In the classical sense, value can arise in a number of ways. Products have value in use and in exchange. They can have high exchange value and little value in use, high value in use and little exchange value or some measure of both. Some products have little exchange value unless combined with other products through a manufacturing process. The amount of labor employed can be an important measure of a product’s value, especially in an economy where labor is the primary factor of production and the markets are primitive. Labor employed can also influence long run costs of production in a more advanced economy. In some cases, additional labor does not add a proportional amount of value. (Note that a labor theory of value can be further confused by adding the notion that the value of a good is tied to its convertibility into labor or other goods that were produced by labor.) Classical economists argued on both sides of the value in use vs. value in exchange discussion but did not adequately resolve it.

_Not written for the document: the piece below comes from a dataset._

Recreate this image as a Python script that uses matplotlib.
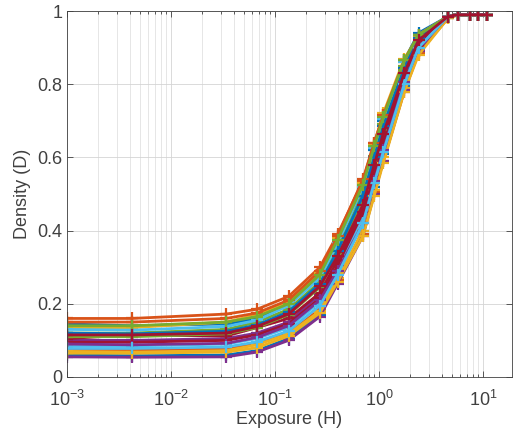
import matplotlib.pyplot as plt
from matplotlib.ticker import LogLocator, NullFormatter

### Dados

exposure = [0.001, 0.0042, 0.034, 0.067, 0.135, 0.27, 0.40, 0.70, 0.90, 1.1,
            1.75, 2.4, 4.6, 5.8, 7.5, 8.9, 10.9]

density_curves = [
    [0.145, 0.140, 0.145, 0.160, 0.200, 0.270, 0.370, 0.515, 0.620, 0.700, 0.865, 0.940, 0.985, 0.990, 0.990, 0.990, 0.990],
    [0.160, 0.160, 0.172, 0.185, 0.220, 0.300, 0.390, 0.535, 0.640, 0.715, 0.860, 0.935, 0.985, 0.990, 0.990, 0.990, 0.990],
    [0.135, 0.135, 0.150, 0.170, 0.205, 0.285, 0.380, 0.530, 0.635, 0.720, 0.870, 0.930, 0.985, 0.990, 0.990, 0.990, 0.990],
    [0.100, 0.100, 0.105, 0.120, 0.150, 0.225, 0.310, 0.450, 0.560, 0.650, 0.820, 0.915, 0.985, 0.990, 0.990, 0.990, 0.990],
    [0.120, 0.120, 0.130, 0.150, 0.185, 0.260, 0.350, 0.500, 0.605, 0.690, 0.850, 0.925, 0.985, 0.990, 0.990, 0.990, 0.990],
    [0.085, 0.085, 0.090, 0.105, 0.135, 0.205, 0.295, 0.440, 0.555, 0.640, 0.815, 0.910, 0.985, 0.990, 0.990, 0.990, 0.990],
    [0.105, 0.115, 0.112, 0.135, 0.160, 0.230, 0.320, 0.460, 0.560, 0.650, 0.820, 0.915, 0.985, 0.990, 0.990, 0.990, 0.990],
    [0.060, 0.058, 0.060, 0.072, 0.105, 0.170, 0.260, 0.400, 0.520, 0.610, 0.795, 0.895, 0.985, 0.990, 0.990, 0.990, 0.990],
    [0.075, 0.073, 0.078, 0.090, 0.120, 0.185, 0.265, 0.390, 0.505, 0.590, 0.780, 0.885, 0.980, 0.990, 0.990, 0.990, 0.990],
    [0.070, 0.068, 0.072, 0.088, 0.118, 0.180, 0.270, 0.400, 0.510, 0.600, 0.790, 0.890, 0.980, 0.990, 0.990, 0.990, 0.990],
    [0.055, 0.054, 0.055, 0.068, 0.100, 0.165, 0.255, 0.385, 0.500, 0.590, 0.785, 0.890, 0.985, 0.990, 0.990, 0.990, 0.990],
    [0.110, 0.110, 0.118, 0.135, 0.170, 0.245, 0.335, 0.480, 0.590, 0.675, 0.840, 0.925, 0.985, 0.990, 0.990, 0.990, 0.990],
    [0.130, 0.128, 0.138, 0.155, 0.195, 0.270, 0.365, 0.520, 0.625, 0.705, 0.860, 0.935, 0.985, 0.990, 0.990, 0.990, 0.990],
    [0.095, 0.095, 0.100, 0.115, 0.145, 0.215, 0.305, 0.450, 0.550, 0.635, 0.810, 0.905, 0.985, 0.990, 0.990, 0.990, 0.990],
    [0.120, 0.118, 0.125, 0.142, 0.178, 0.255, 0.345, 0.495, 0.600, 0.685, 0.845, 0.925, 0.985, 0.990, 0.990, 0.990, 0.990],
    [0.150, 0.150, 0.160, 0.175, 0.210, 0.290, 0.385, 0.540, 0.640, 0.715, 0.865, 0.935, 0.985, 0.990, 0.990, 0.990, 0.990],
    [0.065, 0.065, 0.068, 0.080, 0.112, 0.175, 0.260, 0.385, 0.495, 0.585, 0.780, 0.880, 0.980, 0.990, 0.990, 0.990, 0.990],
    [0.090, 0.088, 0.092, 0.108, 0.140, 0.210, 0.290, 0.420, 0.535, 0.620, 0.805, 0.900, 0.985, 0.990, 0.990, 0.990, 0.990],
    [0.140, 0.140, 0.150, 0.165, 0.200, 0.280, 0.375, 0.525, 0.630, 0.710, 0.865, 0.935, 0.985, 0.990, 0.990, 0.990, 0.990],
    [0.078, 0.078, 0.082, 0.096, 0.126, 0.195, 0.280, 0.420, 0.530, 0.615, 0.800, 0.900, 0.985, 0.990, 0.990, 0.990, 0.990],
    [0.115, 0.115, 0.120, 0.138, 0.172, 0.248, 0.330, 0.470, 0.580, 0.665, 0.830, 0.920, 0.985, 0.990, 0.990, 0.990, 0.990],
]

# cores padrão do MATLAB
matlab_colors = ['#0072BD', '#D95319', '#EDB120', '#7E2F8E',
                 '#77AC30', '#4DBEEE', '#A2142F']

y_ticks = [0, 0.2, 0.4, 0.6, 0.8, 1]
y_tick_labels = ['0', '0.2', '0.4', '0.6', '0.8', '1']

### Gráfico

plt.rcParams['font.family'] = ['Liberation Sans', 'DejaVu Sans']
plt.rcParams['mathtext.fontset'] = 'custom'
plt.rcParams['mathtext.rm'] = 'Liberation Sans'

fig = plt.figure(figsize=(5.13, 4.37), dpi=100)
ax = fig.add_axes([0.1306, 0.1373, 0.8674, 0.8375])

for i, curve in enumerate(density_curves):
    ax.plot(exposure, curve, '-+', color=matlab_colors[i % 7],
            linewidth=2, markersize=8, markeredgewidth=1.6)

ax.set_xscale('log')
ax.set_xlim(1e-3, 19)
ax.set_ylim(0, 1)
ax.set_yticks(y_ticks)
ax.set_yticklabels(y_tick_labels)
ax.xaxis.set_major_locator(LogLocator(base=10, numticks=10))
ax.xaxis.set_minor_locator(LogLocator(base=10, subs=range(2, 10), numticks=50))
ax.xaxis.set_minor_formatter(NullFormatter())

ax.grid(True, which='major', color='#d4d4d4', linewidth=0.6)
ax.grid(True, which='minor', axis='x', color='#e2e2e2', linewidth=0.6)
ax.set_axisbelow(True)

text_color = '#404040'
for s in ax.spines.values():
    s.set_color('#404040')
    s.set_linewidth(0.6)
ax.tick_params(which='both', direction='in', top=True, right=True,
               colors=text_color, labelsize=13, width=0.6)
ax.tick_params(axis='x', which='both', pad=9)
ax.tick_params(which='major', length=4)
ax.tick_params(which='minor', length=2.5)

ax.set_xlabel('Exposure (H)', fontsize=13, color=text_color, labelpad=1)
ax.set_ylabel('Density (D)', fontsize=13, color=text_color, labelpad=4)

fig.savefig('out.png', dpi=100)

A labor theory of value leads to development of a central rallying point for the price of a product. The seller is compelled to adhere to this “price” at the time of the exchange transaction. Nevertheless, of course, the seller may be inclined to accept a lower price on any individual transaction. The result is that real costs can be ignored in the short run but will have an effect on valuation in the long term. Still another point where real costs may not accurately reflect reality is in the production of goods past the break-even point or on the margin. In such an instance, the costs of production are indeed falling for the firm in question. However, another firm may not be at break-even, and so its costs are not falling. Therefore, when the production of these two firms is aggregated in an analysis of the marketplace, the long run costs of production are not an accurate determinant of price at any moment in time. Nevertheless, costs of production are linked to value and the economists have traditionally argued about the details of this relationship.

Reference

Ekelund, R. B., Jr., & Hébert, R. F. (1997). A history of economic theory and method (4th ed.). New York: McGraw Hill.